Un homme idéal – Un cas d’école?

Pour qui en doutait, le thriller de Yann Gozlan n’est pas passé inaperçu ce printemps. Peu de temps après sa sortie en salle, le film enchante aussitôt des spectateurs Français et internationaux et sa consécration est telle qu’il est nommé pour l’ouverture du festival du film français Colcoa à Los Angeles qui se tiendra du 20 au 28 avril.

Le film n’est pas seulement un événement pour le cinéma français; il s’agit d’un thriller dirigé par Yann Gozlan dans lequel Pierre Niney se voit attribuer le rôle d’un écrivain malhonnête pris dans la spirale de l’imposture pour un best-seller qu’il n’a jamais écrit.
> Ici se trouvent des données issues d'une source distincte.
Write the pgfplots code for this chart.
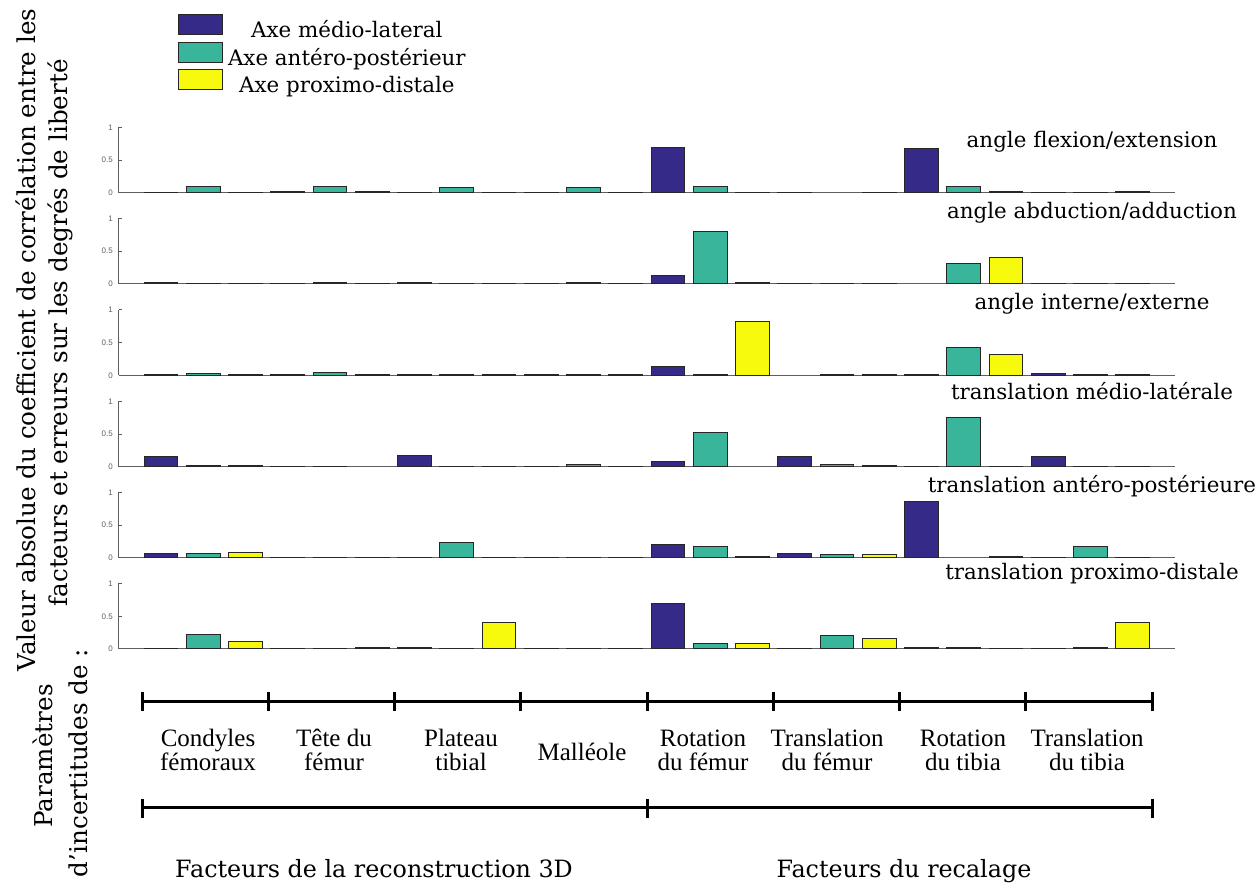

Une œuvre de fiction qui met en scène un jeune homme assez commun, le torse souvent gracieusement dénudé, souffrant du syndrome de la page blanche dans un environnement de Provence stéréotypé.

Le film est, pour ainsi dire, un cas d’école. Il témoigne, tant dans son écriture que dans sa réalisation, des limites du cinéma français actuel dans ses tentatives de combiner les différents aspects qui fondent le genre du thriller, par essence : un mélange d’hallucinations, de paranoïa justement dosé, des manipulations, des « Faux-Semblants » ( titre-même du second roman du personnage, dont on devine le caractère auto-référentiel), du travail sur la figure du psychopathe, sur l’identité/les identités alternée(s), en somme, autant d’éléments qui feraient d’un thriller français, un chef d’oeuvre digne de Fincher, Lynch ou Coppola.

Le scénario, malgré une bonne intention, manque tout à fait le virage du thriller psychologique. L’intrigue est insensée et les acteurs manquent de crédibilité. La performance de Pierre Niney est très linéaire, certainement inhibée par le manque de folie du scénario.

L’exemple d’Un Homme Idéal nous prouve que les cinéastes français n’osent investir le champ de l’art névropathe et brillant et qu’ils semblent se contenter d’une production hybride, une sorte de polar dramatique intimidée par un cinéma d’auteur Américain prédominant. On objectera que le thriller français à son esthétique propre et qu’il refuse de se laisser déterminer par une catégorie filmographique particulière. Néanmoins, la prudence et le manque de construction d’Un Homme Idéal entrainent les acteurs dans une performance pâle et savonneuse dont on ne peut, par amour de l’interprétation à la Française, se féliciter.